**Raw data**
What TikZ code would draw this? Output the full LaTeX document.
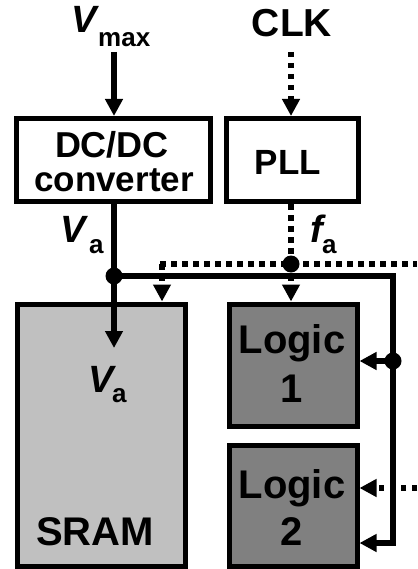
\documentclass[tikz,border=0pt]{standalone}
\usepackage{fontspec}
\setmainfont{Liberation Sans}
\usetikzlibrary{arrows.meta}
\definecolor{sramgray}{HTML}{C0C0C0}
\definecolor{logicgray}{HTML}{808080}
\begin{document}
\begin{tikzpicture}[x=1pt,y=-1pt,
  blk/.style={draw=black, line width=5pt, inner sep=0pt},
  wire/.style={line width=5.5pt, line join=miter},
  dotl/.style={line width=5.5pt, dash pattern=on 5.5pt off 5.5pt},
  tip/.style={-{Triangle[length=17pt,width=17pt]}},
  jn/.style={circle, fill=black, minimum size=17pt, inner sep=0pt},
  lab/.style={font=\bfseries\fontsize{36}{40}\selectfont, inner sep=0pt},
  big/.style={font=\bfseries\fontsize{40}{44}\selectfont, inner sep=0pt},
  varV/.style={font=\bfseries\itshape\fontsize{38}{40}\selectfont, inner sep=0pt},
  subs/.style={font=\bfseries\fontsize{26}{28}\selectfont, inner sep=0pt}]
\useasboundingbox (0,0) rectangle (417,569);

% blocks
\node[blk, minimum width=194pt, minimum height=83pt] (dc) at (113,160) {};
\node[blk, minimum width=132pt, minimum height=83pt] (pll) at (292,160) {};
\node[blk, fill=sramgray, minimum width=168pt, minimum height=262pt] (sram) at (101,435) {};
\node[blk, fill=logicgray, minimum width=128pt, minimum height=122pt] (l1) at (293,365) {};
\node[blk, fill=logicgray, minimum width=128pt, minimum height=121pt] (l2) at (293,505.5) {};

% coordinates
\coordinate (vin) at (114,52);
\coordinate (cin) at (291,52);
\coordinate (jv) at (114,276);
\coordinate (jf) at (291,264);
\coordinate (dl) at (160,264);
\coordinate (dr) at (417,264);
\coordinate (rc) at (393,276);
\coordinate (rb) at (393,543);
\coordinate (jr) at (393,361);
\coordinate (sa) at (114,348);
\coordinate (ds) at (162,264);
\coordinate (ext) at (417,488);

% dotted clock wires
\draw[dotl,tip] (cin) -- (cin |- pll.north);
\draw[dotl] (pll.south -| jf) -- (jf);
\draw[dotl] (dl) -- (dr);
\draw[dotl,tip] (ds) -- (ds |- sram.north);
\draw[dotl,tip] (jf) -- (jf |- l1.north);
\draw[dotl,tip] (ext) -- (ext -| l2.east);

% solid power wires
\draw[wire,tip] (vin) -- (vin |- dc.north);
\draw[wire] (jv |- dc.south) -- (jv);
\draw[wire,tip] (jv) -- (sa);
\draw[wire,tip] (jv) -- (rc) -- (rb) -- (rb -| l2.east);
\draw[wire,tip] (jr) -- (jr -| l1.east);

% junctions
\node[jn] (d1) at (jv) {};
\node[jn] (d2) at (jf) {};
\node[jn] (d3) at (jr) {};

% texts
\node[varV, anchor=base east] (vmV) at (97,33) {V};
\node[subs, anchor=base west] (vmS) at (98,47) {max};
\node[lab, font=\bfseries\fontsize{39}{40}\selectfont, anchor=base] (clk) at (292,37) {CLK};
\node[lab, anchor=base] (dct1) at (112,158) {DC/DC};
\node[lab, font=\bfseries\fontsize{35}{40}\selectfont, anchor=base] (dct2) at (114,192) {converter};
\node[lab, font=\bfseries\fontsize{35}{40}\selectfont, anchor=base] (pllt) at (288,175) {PLL};
\node[varV, anchor=base east] (vaV) at (86,242) {V};
\node[subs, anchor=base west] (vaS) at (89,253) {a};
\node[varV, anchor=base west] (faV) at (310,242) {f};
\node[subs, anchor=base west] (faS) at (322,253) {a};
\node[varV, anchor=base east] (sV) at (114,392) {V};
\node[subs, anchor=base west] (sS) at (112,402) {a};
\node[big, anchor=base] (l1a) at (292,353) {Logic};
\node[big, anchor=base] (l1b) at (292,402) {1};
\node[big, anchor=base] (l2a) at (292,498) {Logic};
\node[big, anchor=base] (l2b) at (292,545) {2};
\node[big, anchor=base] (srt) at (95,545) {SRAM};
\end{tikzpicture}
\end{document}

**Exercise directions**
Write out the listing above exactly as it stands, pictures excluded.

**Exercise output**
What TikZ code would draw this? Output the full LaTeX document.
\documentclass[tikz,border=0pt]{standalone}
\usepackage{fontspec}
\setmainfont{Liberation Sans}
\usetikzlibrary{arrows.meta}
\definecolor{sramgray}{HTML}{C0C0C0}
\definecolor{logicgray}{HTML}{808080}
\begin{document}
\begin{tikzpicture}[x=1pt,y=-1pt,
  blk/.style={draw=black, line width=5pt, inner sep=0pt},
  wire/.style={line width=5.5pt, line join=miter},
  dotl/.style={line width=5.5pt, dash pattern=on 5.5pt off 5.5pt},
  tip/.style={-{Triangle[length=17pt,width=17pt]}},
  jn/.style={circle, fill=black, minimum size=17pt, inner sep=0pt},
  lab/.style={font=\bfseries\fontsize{36}{40}\selectfont, inner sep=0pt},
  big/.style={font=\bfseries\fontsize{40}{44}\selectfont, inner sep=0pt},
  varV/.style={font=\bfseries\itshape\fontsize{38}{40}\selectfont, inner sep=0pt},
  subs/.style={font=\bfseries\fontsize{26}{28}\selectfont, inner sep=0pt}]
\useasboundingbox (0,0) rectangle (417,569);

% blocks
\node[blk, minimum width=194pt, minimum height=83pt] (dc) at (113,160) {};
\node[blk, minimum width=132pt, minimum height=83pt] (pll) at (292,160) {};
\node[blk, fill=sramgray, minimum width=168pt, minimum height=262pt] (sram) at (101,435) {};
\node[blk, fill=logicgray, minimum width=128pt, minimum height=122pt] (l1) at (293,365) {};
\node[blk, fill=logicgray, minimum width=128pt, minimum height=121pt] (l2) at (293,505.5) {};

% coordinates
\coordinate (vin) at (114,52);
\coordinate (cin) at (291,52);
\coordinate (jv) at (114,276);
\coordinate (jf) at (291,264);
\coordinate (dl) at (160,264);
\coordinate (dr) at (417,264);
\coordinate (rc) at (393,276);
\coordinate (rb) at (393,543);
\coordinate (jr) at (393,361);
\coordinate (sa) at (114,348);
\coordinate (ds) at (162,264);
\coordinate (ext) at (417,488);

% dotted clock wires
\draw[dotl,tip] (cin) -- (cin |- pll.north);
\draw[dotl] (pll.south -| jf) -- (jf);
\draw[dotl] (dl) -- (dr);
\draw[dotl,tip] (ds) -- (ds |- sram.north);
\draw[dotl,tip] (jf) -- (jf |- l1.north);
\draw[dotl,tip] (ext) -- (ext -| l2.east);

% solid power wires
\draw[wire,tip] (vin) -- (vin |- dc.north);
\draw[wire] (jv |- dc.south) -- (jv);
\draw[wire,tip] (jv) -- (sa);
\draw[wire,tip] (jv) -- (rc) -- (rb) -- (rb -| l2.east);
\draw[wire,tip] (jr) -- (jr -| l1.east);

% junctions
\node[jn] (d1) at (jv) {};
\node[jn] (d2) at (jf) {};
\node[jn] (d3) at (jr) {};

% texts
\node[varV, anchor=base east] (vmV) at (97,33) {V};
\node[subs, anchor=base west] (vmS) at (98,47) {max};
\node[lab, font=\bfseries\fontsize{39}{40}\selectfont, anchor=base] (clk) at (292,37) {CLK};
\node[lab, anchor=base] (dct1) at (112,158) {DC/DC};
\node[lab, font=\bfseries\fontsize{35}{40}\selectfont, anchor=base] (dct2) at (114,192) {converter};
\node[lab, font=\bfseries\fontsize{35}{40}\selectfont, anchor=base] (pllt) at (288,175) {PLL};
\node[varV, anchor=base east] (vaV) at (86,242) {V};
\node[subs, anchor=base west] (vaS) at (89,253) {a};
\node[varV, anchor=base west] (faV) at (310,242) {f};
\node[subs, anchor=base west] (faS) at (322,253) {a};
\node[varV, anchor=base east] (sV) at (114,392) {V};
\node[subs, anchor=base west] (sS) at (112,402) {a};
\node[big, anchor=base] (l1a) at (292,353) {Logic};
\node[big, anchor=base] (l1b) at (292,402) {1};
\node[big, anchor=base] (l2a) at (292,498) {Logic};
\node[big, anchor=base] (l2b) at (292,545) {2};
\node[big, anchor=base] (srt) at (95,545) {SRAM};
\end{tikzpicture}
\end{document}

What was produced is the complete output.